Adding extrinsic rewards for tasks like this can often introduce dark patterns eg maxing reviews to max rewards. It’s not as simple as “just pay someone to read papers.” As much as I detest academic publishers, it’s also not as simple as just throwing everything into open access (which we should do no matter what) and then having folks do it for the good of the community. There will have to be some experimentation with a balance of intrinsic and extrinsic rewards.
In the US I directly pay for the funding for papers through tuition and taxes. I shouldn’t have to fucking pay a parasitic publisher on top of that just to access that shit. In math at least I don’t mind paying a little here and there for an MAA or AMS journal though.

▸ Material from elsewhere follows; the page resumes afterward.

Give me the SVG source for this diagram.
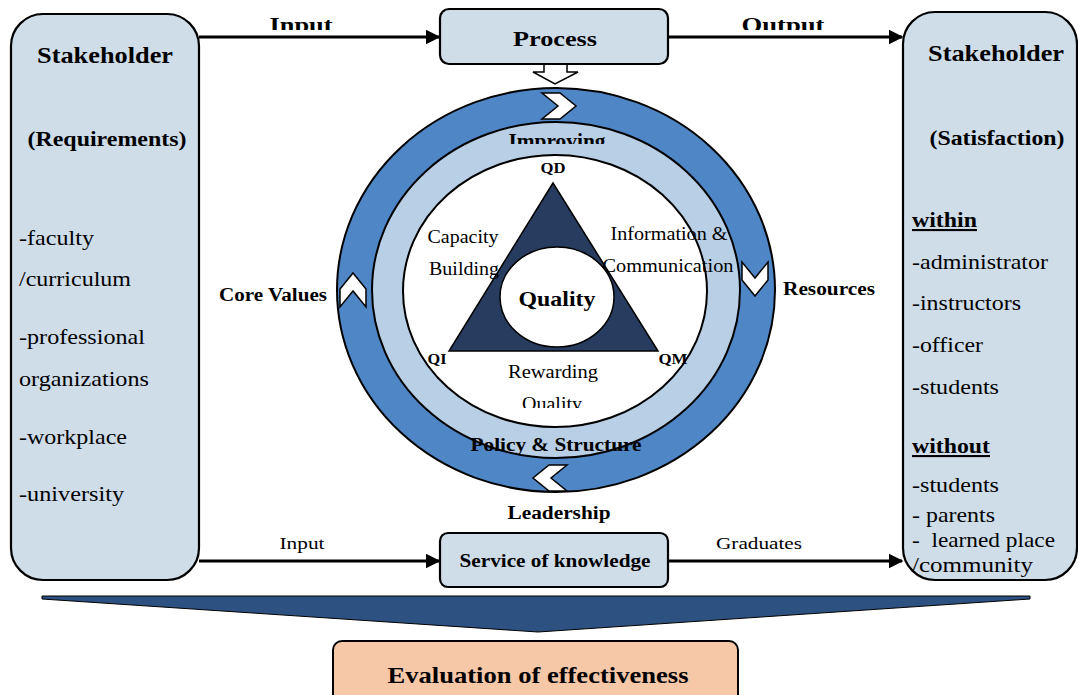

Paying people to review articles is just going to make things worse. The real problem is open access. In the current system the author of the manuscript has to pay to publish it, and the publisher turns around and asks readers to pay to access it. Its a scam. If research was conducted with any public money the knowledge generated should be public. This is why Elsevier needs to go. If you saw how much money institutions have to pump into these useless publishers to get access to knowledge funded by the public for the public there would be more outrage.
If you’re not being paid for reviews, then only review for open access (and ideally non-profit) journals.
The whole system is broken. Putting a financial incentive in front of the review process is not going to fix that.
Well it’s not about incentive but because people deserve to be paid for their labor more than the publisher deserves to make profit. If we’re talking about the evils of financial incentives then we really should be looking at the publishers, not the people doing work for them.